Maier—who appears in her many self-portraits as a tall, rangy figure with a severe kind of beauty, dressed in a style at least a generation out of date, carrying a square Rolleiflex camera at waist level—is such a seductive cipher, and her body of work so distinctive and haunting, that Finding Vivian Maier can’t help but be fascinating for long stretches, especially when Maloof goes to a tiny village in Southern France to track down some of her few surviving relatives. But every time the filmmaker appears as a talking head to narrate his research journey, the film almost begins to feel like a Christopher Guest spoof about art-world arrivistes—or worse, a self-produced infomercial for gallerists and collectors about the cultural cachet and art-market value of the treasure trove he’s named “the Maloof Collection.” Several of Maloof’s interviewees make the pointed observation that Maier herself would likely have hated to have her work and life exposed to public scrutiny in this way, and the filmmaker briefly wrestles with the privacy issues his appropriation of her raises, but he lets himself off the hook far too easily.

As antipathetic as I may feel toward its narrator, I should be thankful that Finding Vivian Maier’s Oscar nomination will encourage more viewers to explore these wonderful photographs, with their painterly use of light and shadow, effortlessly artful compositions, and uncanny observation of urban social reality in all its beauty, ugliness, and manifold mystery. The photos will be remembered far longer than the movie about them, I’m certain.

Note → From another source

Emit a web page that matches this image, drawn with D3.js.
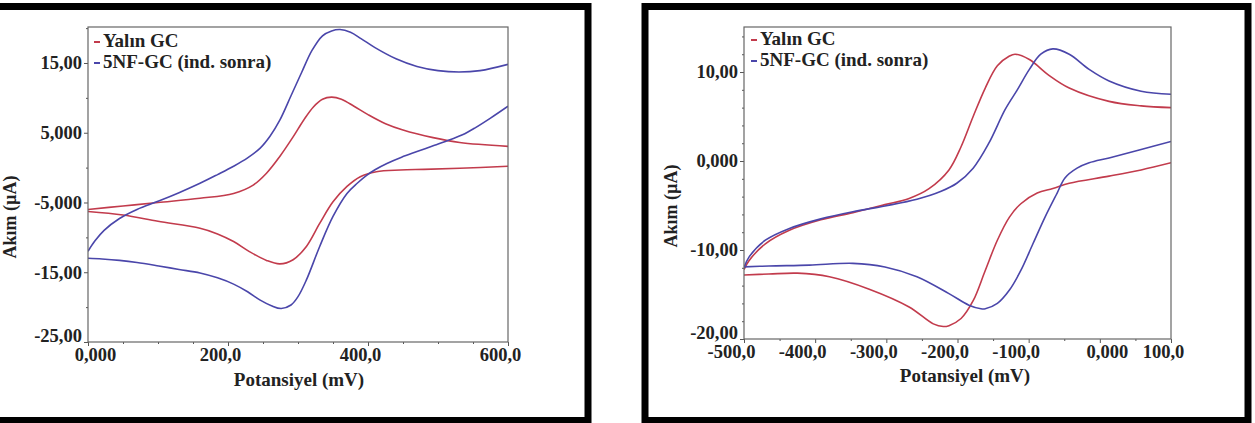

At one point, Maloof shows us close-ups of some of the cardboard envelopes in which Maier dropped off her negatives to be developed, many with scribbled notes asking the technicians to treat them with care: “Nice work, please,” reads one plaintive all-caps request. Those notes read now like messages to posterity, an artist pleading with whoever handles her work to present it to the world in the best possible way. After watching Finding Vivian Maier, it’s hard to shake the feeling that Maloof ignored the note.